The other positive development, although not yet in place, holds tremendous promise for the general health and well-being of children. Just last week, Minister of Health Dr Leslie Ramsammy disclosed at a workshop on leadership skills for persons living with disabilities that a group of specialists currently in Guyana to work with the disabled would soon be looking at programmes, such as the screening of newborn babies to ascertain signs of early disabling diseases they might have. If some diseases are detected at an early stage, he said, then the necessary effective management programmes could be implemented to deal with such cases. The Minister said that one challenge facing his Ministry is the introduction of early childhood programmes that could detect not only indications of disability but also other congenital diseases. The New National Health Plan, which will be released in a few weeks, Dr Ramsammy said, will address the subject of disability relating to children.

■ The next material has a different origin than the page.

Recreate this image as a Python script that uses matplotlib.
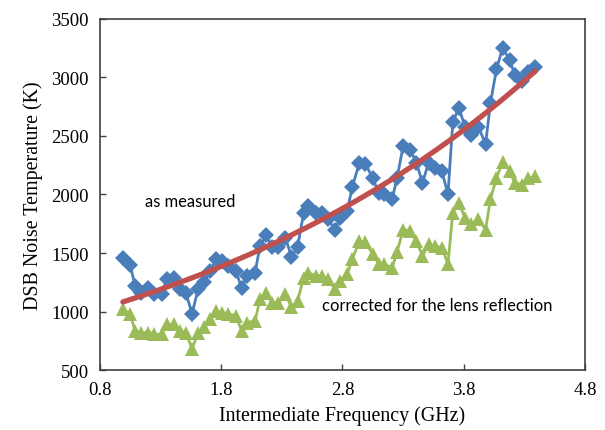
import numpy as np
import matplotlib
matplotlib.use("Agg")
import matplotlib.pyplot as plt

# IF frequency (GHz)
freq = [0.99, 1.05, 1.09, 1.14, 1.20, 1.25, 1.31, 1.35, 1.41, 1.46,
        1.51, 1.56, 1.61, 1.66, 1.71, 1.76, 1.81, 1.86, 1.92, 1.97,
        2.01, 2.08, 2.12, 2.17, 2.22, 2.27, 2.33, 2.38, 2.43, 2.48,
        2.52, 2.58, 2.63, 2.68, 2.74, 2.78, 2.84, 2.88, 2.94, 2.99,
        3.05, 3.10, 3.14, 3.21, 3.25, 3.30, 3.36, 3.41, 3.46, 3.51,
        3.56, 3.62, 3.67, 3.71, 3.76, 3.81, 3.86, 3.92, 3.98, 4.02,
        4.07, 4.12, 4.18, 4.22, 4.28, 4.33, 4.39]

# DSB noise temperature (K), as measured
t_measured = [1460, 1400, 1220, 1160, 1200, 1150, 1150, 1275, 1290, 1190,
              1160, 980, 1190, 1250, 1350, 1445, 1430, 1390, 1350, 1200,
              1300, 1330, 1560, 1650, 1550, 1550, 1630, 1470, 1550, 1840,
              1900, 1840, 1840, 1790, 1700, 1800, 1860, 2060, 2270, 2260,
              2140, 2010, 2000, 1960, 2140, 2410, 2380, 2270, 2100, 2270,
              2230, 2200, 2000, 2620, 2740, 2580, 2510, 2580, 2430, 2780,
              3070, 3250, 3150, 3020, 2970, 3050, 3090]

# corrected for the lens reflection
t_corrected = [1020, 980, 835, 820, 820, 805, 805, 890, 890, 835,
               820, 680, 820, 865, 935, 1005, 990, 980, 965, 835,
               905, 920, 1105, 1160, 1075, 1075, 1150, 1035, 1090, 1290,
               1330, 1305, 1305, 1275, 1190, 1260, 1320, 1445, 1600, 1590,
               1490, 1405, 1405, 1375, 1505, 1700, 1690, 1600, 1475, 1575,
               1560, 1545, 1405, 1845, 1930, 1800, 1745, 1790, 1700, 1960,
               2140, 2280, 2200, 2100, 2085, 2140, 2155]

x_ticks = [0.8, 1.8, 2.8, 3.8, 4.8]
y_ticks = [500, 1000, 1500, 2000, 2500, 3000, 3500]

# exponential trendline fitted to the measured data
x = np.array(freq)
coef = np.polyfit(x, np.log(t_measured), 1)
x_fit = np.linspace(x.min(), x.max(), 200)
y_fit = np.exp(np.polyval(coef, x_fit))

fig = plt.figure(figsize=(6.05, 4.31), dpi=100)
ax = fig.add_axes([0.165, 0.139, 0.802, 0.815])

ax.plot(freq, t_measured, color='#4a7ebb', linewidth=2, marker='D',
        markersize=8.5, markeredgewidth=0, zorder=3)
ax.plot(freq, t_corrected, color='#9bbb59', linewidth=2, marker='^',
        markersize=10.5, markeredgewidth=0, zorder=3)
ax.plot(x_fit, y_fit, color='#c0504d', linewidth=3.8,
        solid_capstyle='round', zorder=4)

ax.text(1.17, 1943, 'as measured', fontsize=11.9, family='Lato',
        va='center', ha='left')
ax.text(2.63, 1054, 'corrected for the lens reflection', fontsize=11.9,
        family='Lato', va='center', ha='left')

ax.set_xlim(0.8, 4.8)
ax.set_ylim(500, 3500)
ax.set_xticks(x_ticks)
ax.set_xticklabels([f'{v:.1f}' for v in x_ticks])
ax.set_yticks(y_ticks)
ax.tick_params(direction='in', length=4, width=1, labelsize=13.5, pad=8,
               color='#404040')
for lab in ax.get_xticklabels() + ax.get_yticklabels():
    lab.set_family('Liberation Serif')

for s in ax.spines.values():
    s.set_linewidth(1.2)
    s.set_color('#404040')

ax.set_xlabel('Intermediate Frequency (GHz)', fontsize=14.4,
              family='Liberation Serif', labelpad=5)
ax.set_ylabel('DSB Noise Temperature (K)', fontsize=14.4,
              family='Liberation Serif', labelpad=6)

fig.savefig('out.png', dpi=100)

When this programme to screen newborns comes into being, it would put this country almost on a footing with the health mechanisms that exist in the industrialised world. In countries such as the United States of America, the United Kingdom, the countries of eastern and western Europe and Cuba, babies are routinely tested for a range of conditions. In some cases where tests prove inconclusive, parents are required to submit their months-old babies for further screening at specific times. In this way, many conditions are identified and the necessary medical regimens put in place where possible to correct or manage these conditions.

Some conditions such as Down’s Syndrome could be diagnosed before the birth of the baby and some institutions offer parents the option of abortion. However, at present, conditions such as Down’s Syndrome and autism are not the tragic and embarrassing afflictions they were a generation ago; for with advanced medication and aggressive therapeutic management, children identified with these conditions proceed into adulthood and live near normal lives. The persons who were once hidden from public view because of their abnormalities are now encouraged to acquire social and income-earning skills so that they could be contributing members of society.

Children’s health care has come a long way in the last half century. In the days of the 1950s, diseases such as whooping cough, mumps, chicken pox, measles were accepted as part of the childhood growing process. Typhoid fever and tuberculosis were the enemies of both children and adults and only the lucky ones survived. In the early 1960s, an epidemic of poliomyelitis, savaged sections of Guyana and left dozens of youths shackled to leg braces and surgical boots for the rest of their lives. Since the early 1970s babies and young children in this country have been given a regimen of vaccines, which protect them from most of these incapacitating scourges.

The decision by the health authorities to introduce screening mechanisms to identify certain medical conditions in babies will most assuredly usher in another level of sound health and well-being for the children of the nation.